De retour sur ses terres au Darfour après dix ans passés dans un camp de personnes déplacées, Abbas Abdallah a été attaqué et ses récoltes ont été détruites. Il craint à présent de s’être réinstallé trop rapidement dans son village, dans cette région instable du Soudan.
Membre de la tribu des Bergides, le fermier a été attaqué en janvier par des nomades arabes à cheval et à dos de chameau dans son village, à 90 kilomètres au nord-est de Nyala, la capitale du Sud Darfour.
« Les cavaliers arabes m’ont fouetté et m’ont forcé à rester sous le soleil brûlant jusqu’au crépuscule », a déclaré l’octogénaire à l’AFP.
« Ensuite, ils ont laissé leur bétail paître sur mes cultures.

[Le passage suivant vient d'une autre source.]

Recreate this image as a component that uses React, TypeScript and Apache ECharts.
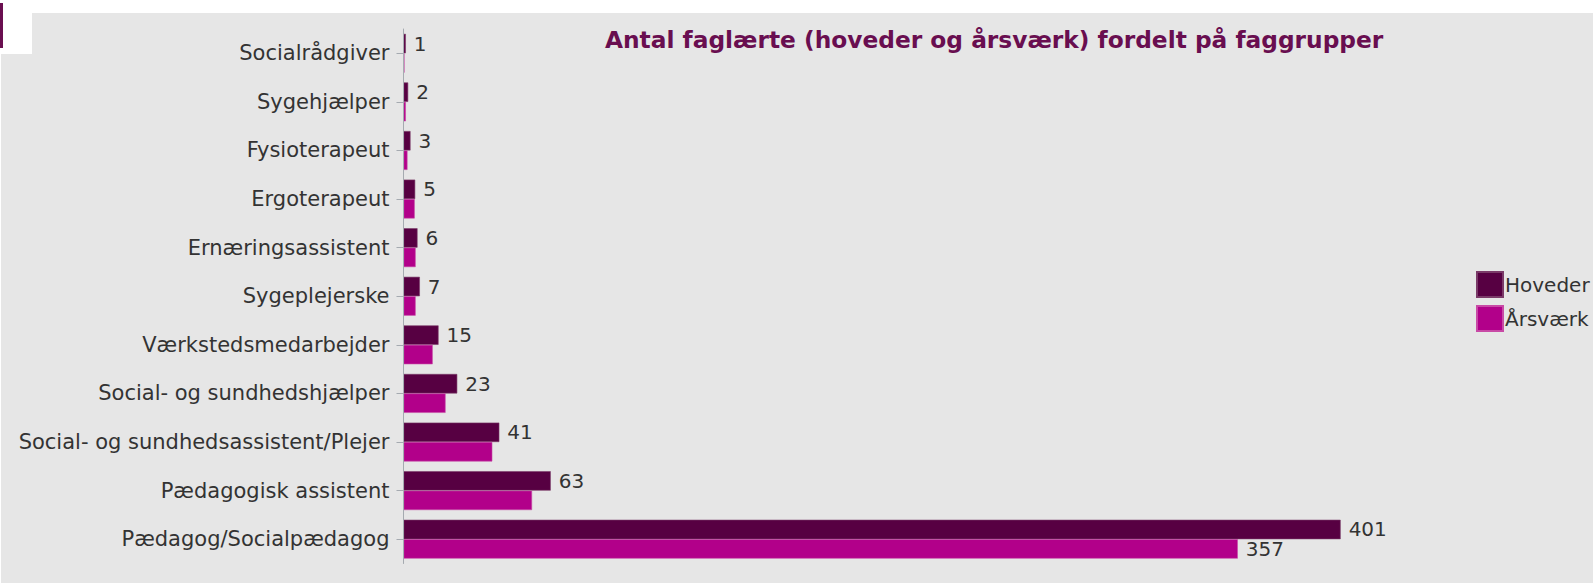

Tout a été détruit ».
Abdallah fait partie des quelque 700 personnes qui ont décidé de se réinstaller à Hamada ces dernières années après avoir fui le conflit meurtrier du Darfour occidental, qui a débuté en 2003.
Cette récente attaque rappelle les pires heures du conflit entre les forces à majorité arabe du régime de l’ancien président Omar al-Bashir, qui a été déposé en avril 2019, et les minorités ethniques de la région qui se considèrent comme marginalisées.
La violence a fait environ 300 000 morts, surtout dans les premières années du conflit, et plus de 2,5 millions de personnes déplacées, selon les Nations unies.
En 2005, Hamada a été attaqué par des milices armées Janjaweed, composées de nomades arabes à la solde de Bashir et accusées d’avoir commis des atrocités.
Ils ont incendié des fermes, abattu des animaux et provoqué l’exode des 3 000 habitants du village qui se sont réfugiés – comme le vieil homme – dans des camps de personnes déplacées au Soudan.
En 2016, Abdallah a décidé de retourner dans son village, où la mission de paix de l’ONU/Union africaine (MINUAD) effectuait des patrouilles régulières, alors que le conflit s’était apaisé.
De retour sur sa terre fertile, le paysan a recommencé à cultiver des oranges, des mangues et des légumes.
Des échauffourées ont parfois éclaté avec des bergers arabes pour l’accès à la terre ou le vol de bétail.
Insécurité
Mais la flambée de violence qui a englouti la région à la mi-janvier, faisant 250 morts et des dizaines de blessés dans les États du Sud et de l’Ouest du Darfour, l’a terrifié.
Deux semaines après la fin des 13 ans de présence de la MINUAD dans la région, les affrontements ont été les plus meurtriers depuis des mois.
Outre Abdallah, d’autres villageois s’inquiètent de l’insécurité croissante à Hamada.
Khadija Bekhit dit avoir été confrontée à des barrages routiers par des miliciens arabes sur la route qu’elle utilise pour ramasser du bois. « Ils nous frappent et nous retiennent pendant des heures », dit-elle.
Armés d’armes à feu, les nomades arabes détruisent régulièrement les récoltes, déplore l’agriculteur Mohamed Adam.
Récemment, l’armée et la police ont été déployées dans la région pour prévenir de nouveaux affrontements.
Mais les habitants de Hamada estiment que les autorités n’ont pas fait assez pour les protéger.
« Il n’y a que quatre policiers dans le village et ils n’ont même pas de voiture pour poursuivre les agresseurs », a déclaré M. Adam.
Pour Abdallah Mohamed, un chef de tribu bergide, la reprise des attaques pourrait dissuader les villageois exilés de revenir.